> WHAT TO DO:
Beneath this line sits some data. Return only its lines from the one holding "Rebuild this chart" through the one holding "366.7, 388.9, 411.1, 433.3, 455.6, 477.8, 500]", inclusive, exactly, with the images removed.

> SUPPLIED DATA:
***

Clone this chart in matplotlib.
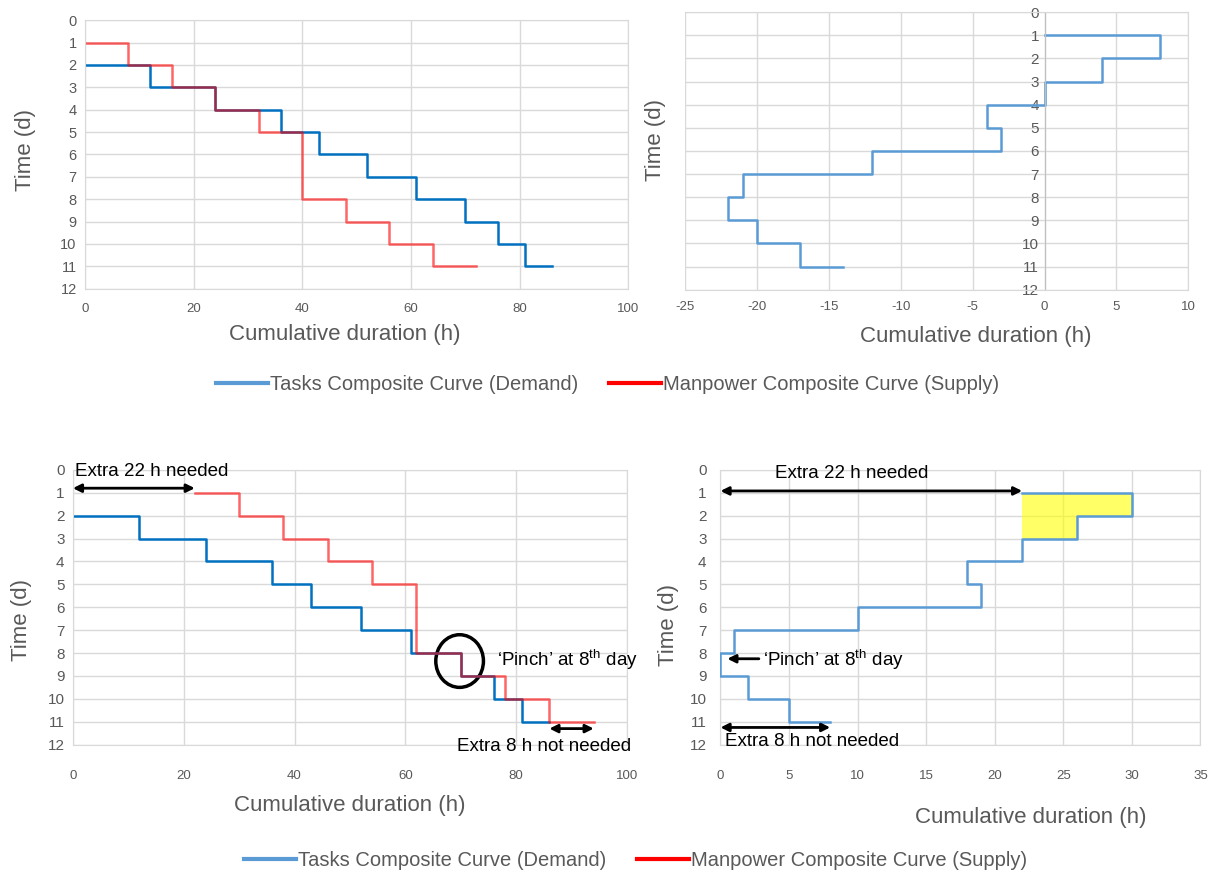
import numpy as np
import matplotlib
matplotlib.use("Agg")
from matplotlib import pyplot as plt
from matplotlib.lines import Line2D
from matplotlib.patches import Ellipse

plt.rcParams['font.family'] = ['Liberation Sans', 'DejaVu Sans']
plt.rcParams['mathtext.fontset'] = 'custom'
plt.rcParams['mathtext.rm'] = 'Liberation Sans'
plt.rcParams['axes.unicode_minus'] = False

# days 1..11, cumulative hours read at the end of each day
days = [1, 2, 3, 4, 5, 6, 7, 8, 9, 10, 11]
demand_cum = [0, 12, 24, 36, 43, 52, 61, 70, 76, 81, 86]    # tasks
supply_cum = [8, 16, 24, 32, 40, 40, 40, 48, 56, 64, 72]    # manpower
net_cum = [8, 4, 0, -4, -3, -12, -21, -22, -20, -17, -14]   # grand composite
extra_needed = 22
extra_not_needed = 8

blue_dk = '#0070C0'
blue_lt = '#5B9BD5'
red = '#FF0000'
grey = '#595959'
gridc = '#D9D9D9'


def step_path(d, cum, start=0.0):
    xs, ys = [start], [d[0]]
    for i in range(len(d)):
        xs.append(cum[i]); ys.append(d[i])
        if i < len(d) - 1:
            xs.append(cum[i]); ys.append(d[i + 1])
    return xs, ys


def style(ax, xlim, xstep, ypad, xpad):
    ax.set_xlim(*xlim)
    ax.set_ylim(12, 0)
    ax.set_xticks(np.arange(xlim[0], xlim[1] + 1, xstep))
    ax.set_yticks(range(0, 13))
    ax.grid(True, color=gridc, lw=1)
    ax.set_axisbelow(True)
    for s in ax.spines.values():
        s.set_color(gridc)
    ax.tick_params(length=0, labelsize=9.5, colors=grey)
    ax.tick_params(axis='y', pad=ypad, labelsize=10.5)
    ax.tick_params(axis='x', pad=xpad)


fig = plt.figure(figsize=(12.15, 8.75), dpi=100)

# top left: both composite curves
ax1 = fig.add_axes([0.070, 0.670, 0.447, 0.307])
style(ax1, (0, 100), 20, 6, 10)
xd, yd = step_path(days[1:], demand_cum[1:])
ax1.plot(xd, yd, color=blue_dk, lw=1.8)
xs, ys = step_path(days, supply_cum)
ax1.plot(xs, ys, color=red, lw=1.8, alpha=0.6)
ax1.text(0.479, -0.171, 'Cumulative duration (h)', transform=ax1.transAxes,
         ha='center', va='center', fontsize=16, color=grey)
ax1.text(-0.110, 0.517, 'Time (d)', transform=ax1.transAxes, rotation=90,
         ha='center', va='center', fontsize=16, color=grey)

# top right: grand composite curve
ax2 = fig.add_axes([0.564, 0.669, 0.414, 0.317])
style(ax2, (-25, 10), 5, 4, 8)
ax2.spines['left'].set_position(('data', 0))
ax2.spines['left'].set_color('#BFBFBF')
ax2.tick_params(axis='y', labelsize=11)
xn, yn = step_path(days, net_cum)
ax2.plot(xn, yn, color=blue_lt, lw=1.8)
ax2.text(0.577, -0.169, 'Cumulative duration (h)', transform=ax2.transAxes,
         ha='center', va='center', fontsize=16, color=grey)
ax2.text(-0.06, 0.54, 'Time (d)', transform=ax2.transAxes, rotation=90,
         ha='center', va='center', fontsize=16, color=grey)

# bottom left: supply shifted
ax3 = fig.add_axes([0.060, 0.149, 0.456, 0.314])
style(ax3, (0, 100), 20, 6, 18)
ax3.tick_params(axis='y', labelsize=11)
ax3.plot(xd, yd, color=blue_dk, lw=1.8)
xs2, ys2 = step_path(days, [v + extra_needed for v in supply_cum], extra_needed)
ax3.plot(xs2, ys2, color=red, lw=1.8, alpha=0.6)
ax3.text(0.5, -0.222, 'Cumulative duration (h)', transform=ax3.transAxes,
         ha='center', va='center', fontsize=16, color=grey)
ax3.text(-0.092, 0.455, 'Time (d)', transform=ax3.transAxes, rotation=90,
         ha='center', va='center', fontsize=16, color=grey)
arr = dict(arrowstyle='<|-|>', color='k', lw=2, shrinkA=0, shrinkB=0, mutation_scale=12)
ax3.annotate('', xy=(0, 0.8), xytext=(extra_needed, 0.8), arrowprops=arr,
             annotation_clip=False)
ax3.text(0.4, 0.05, 'Extra 22 h needed', fontsize=13.5, va='center', ha='left')
ax3.add_patch(Ellipse((69.8, 8.35), 8.6, 2.3, fill=False, lw=2.5, color='k'))
ax3.text(76.5, 8.3, '\u2018Pinch\u2019 at 8$^{\\mathrm{th}}$ day', fontsize=13.5,
         va='center', ha='left', clip_on=False)
ax3.annotate('', xy=(supply_cum[-1] + extra_needed - extra_not_needed, 11.3),
             xytext=(supply_cum[-1] + extra_needed, 11.3), arrowprops=arr,
             annotation_clip=False)
ax3.text(100.8, 12.1, 'Extra 8 h not needed', fontsize=13.5, va='center',
         ha='right', clip_on=False)

# bottom right: grand composite shifted
ax4 = fig.add_axes([0.593, 0.149, 0.395, 0.314])
style(ax4, (0, 35), 5, 10, 18)
ax4.tick_params(axis='y', labelsize=11)
xg, yg = step_path(days, [v + extra_needed for v in net_cum], extra_needed)
ax4.fill(xg[:6], yg[:6], color='#FFFF00', alpha=0.6, lw=0, zorder=1.5)
ax4.plot(xg, yg, color=blue_lt, lw=1.8, zorder=3)
ax4.text(0.646, -0.265, 'Cumulative duration (h)', transform=ax4.transAxes,
         ha='center', va='center', fontsize=16, color=grey)
ax4.text(-0.108, 0.436, 'Time (d)', transform=ax4.transAxes, rotation=90,
         ha='center', va='center', fontsize=16, color=grey)
ax4.annotate('', xy=(0, 0.92), xytext=(extra_needed, 0.92), arrowprops=arr,
             annotation_clip=False)
ax4.text(9.6, 0.15, 'Extra 22 h needed', fontsize=13.5, va='center', ha='center')
ax4.annotate('', xy=(0.5, 8.25), xytext=(2.8, 8.25),
             arrowprops=dict(arrowstyle='-|>', color='k', lw=2, shrinkA=0,
                             shrinkB=0, mutation_scale=12))
ax4.text(3.1, 8.3, '\u2018Pinch\u2019 at 8$^{\\mathrm{th}}$ day', fontsize=13.5,
         va='center', ha='left')
ax4.annotate('', xy=(0, 11.25), xytext=(extra_not_needed, 11.25), arrowprops=arr,
             annotation_clip=False)
ax4.text(0.3, 11.85, 'Extra 8 h not needed', fontsize=13.5, va='center',
         ha='left', clip_on=False)

handles = [Line2D([], [], color=blue_lt, lw=3),
           Line2D([], [], color=red, lw=3)]
labels = ['Tasks Composite Curve (Demand)', 'Manpower Composite Curve (Supply)']
for yy, xx in [(0.561, 0.500), (0.017, 0.523)]:
    lg = fig.legend(handles, labels, loc='center', bbox_to_anchor=(xx, yy),
                    ncol=2, frameon=False, fontsize=14.5, handlelength=2.6,
                    handletextpad=0.1, columnspacing=1.5)
    for t in lg.get_texts():
        t.set_color(grey)

fig.savefig('out.png', dpi=100)
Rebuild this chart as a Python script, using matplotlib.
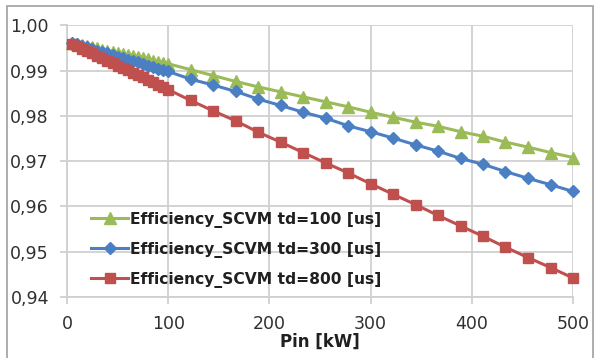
import matplotlib
matplotlib.use('Agg')
import matplotlib.pyplot as plt
from matplotlib.patches import Rectangle

# Pin [kW]: dense steps up to 100 kW, then 18 steps up to 500 kW
pin_kw = [5, 10, 15, 20, 25, 30, 35, 40, 45, 50, 55, 60, 65, 70, 75, 80, 85, 90, 95, 100,
          122.2, 144.4, 166.7, 188.9, 211.1, 233.3, 255.6, 277.8, 300, 322.2, 344.4,
          366.7, 388.9, 411.1, 433.3, 455.6, 477.8, 500]

eff_td100 = [0.9961, 0.9959, 0.9956, 0.9954, 0.9951, 0.9949, 0.9946, 0.9944, 0.9942, 0.9939,
             0.9937, 0.9934, 0.9932, 0.9929, 0.9927, 0.9925, 0.9922, 0.9920, 0.9917, 0.9915,
             0.9902, 0.9889, 0.9876, 0.9864, 0.9853, 0.9842, 0.9831, 0.9820, 0.9808, 0.9797,
             0.9786, 0.9777, 0.9765, 0.9755, 0.9742, 0.9731, 0.9719, 0.9708]

eff_td300 = [0.9961, 0.9958, 0.9954, 0.9951, 0.9948, 0.9944, 0.9941, 0.9938, 0.9934, 0.9931,
             0.9928, 0.9924, 0.9921, 0.9918, 0.9914, 0.9911, 0.9908, 0.9904, 0.9901, 0.9898,
             0.9881, 0.9868, 0.9854, 0.9837, 0.9823, 0.9808, 0.9795, 0.9778, 0.9765, 0.9751,
             0.9736, 0.9722, 0.9706, 0.9693, 0.9677, 0.9662, 0.9648, 0.9633]

eff_td800 = [0.9959, 0.9954, 0.9948, 0.9943, 0.9938, 0.9933, 0.9927, 0.9922, 0.9917, 0.9911,
             0.9906, 0.9901, 0.9895, 0.9890, 0.9885, 0.9879, 0.9874, 0.9869, 0.9863, 0.9858,
             0.9834, 0.9811, 0.9789, 0.9764, 0.9742, 0.9719, 0.9696, 0.9674, 0.9650, 0.9627,
             0.9604, 0.9580, 0.9557, 0.9534, 0.9510, 0.9487, 0.9465, 0.9442]

labels = ['Efficiency_SCVM td=100 [us]',
          'Efficiency_SCVM td=300 [us]',
          'Efficiency_SCVM td=800 [us]']

x_ticks = [0, 100, 200, 300, 400, 500]
y_ticks = [0.94, 0.95, 0.96, 0.97, 0.98, 0.99, 1.00]
y_tick_labels = ['0,94', '0,95', '0,96', '0,97', '0,98', '0,99', '1,00']

plt.rcParams['font.family'] = ['DejaVu Sans']

fig = plt.figure(figsize=(5.97, 3.58), dpi=100)
ax = fig.add_axes([67 / 597, 1 - 297 / 358, 506 / 597, (297 - 25.3) / 358])

grid_col = '#d0d0d0'
ax.plot(pin_kw, eff_td100, color='#9bbb59', marker='^', markersize=8.5, lw=2.2,
        label=labels[0], clip_on=False, zorder=3)
ax.plot(pin_kw, eff_td300, color='#4a7fc4', marker='D', markersize=6.2, lw=2.2,
        label=labels[1], clip_on=False, zorder=4)
ax.plot(pin_kw, eff_td800, color='#c0504d', marker='s', markersize=7.8, lw=2.2,
        label=labels[2], clip_on=False, zorder=5)

ax.set_xlim(0, 500)
ax.set_ylim(0.94, 1.00)
ax.set_xticks(x_ticks)
ax.set_yticks(y_ticks)
ax.set_yticklabels(y_tick_labels)
ax.grid(True, color=grid_col, lw=1.3)
ax.set_axisbelow(True)
for side in ['top', 'right']:
    ax.spines[side].set_visible(False)
for side in ['left', 'bottom']:
    ax.spines[side].set_color(grid_col)
    ax.spines[side].set_linewidth(1.3)
ax.tick_params(axis='both', length=5, width=1.3, color=grid_col,
               labelsize=12.5, labelcolor='#303030', pad=8)

ax.set_xlabel('Pin [kW]', fontsize=12, fontweight='bold', color='#202020', labelpad=0)

leg = ax.legend(loc='lower left', bbox_to_anchor=(0.035, 0.012), frameon=False,
                prop={'weight': 'bold', 'size': 11.2}, handlelength=2.4,
                handletextpad=0.1, labelspacing=0.9, borderaxespad=0)
for t in leg.get_texts():
    t.set_color('#202020')

# outer chart border
fig.patches.append(Rectangle((7 / 597, -0.05), 586 / 597, 1.05 - 6 / 358,
                             transform=fig.transFigure, fill=False,
                             edgecolor='#a0a0a0', lw=1.2))

fig.savefig('out.png', dpi=100)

***

> RESPONSE TO THE TASK:
Rebuild this chart as a Python script, using matplotlib.
import matplotlib
matplotlib.use('Agg')
import matplotlib.pyplot as plt
from matplotlib.patches import Rectangle

# Pin [kW]: dense steps up to 100 kW, then 18 steps up to 500 kW
pin_kw = [5, 10, 15, 20, 25, 30, 35, 40, 45, 50, 55, 60, 65, 70, 75, 80, 85, 90, 95, 100,
          122.2, 144.4, 166.7, 188.9, 211.1, 233.3, 255.6, 277.8, 300, 322.2, 344.4,
          366.7, 388.9, 411.1, 433.3, 455.6, 477.8, 500]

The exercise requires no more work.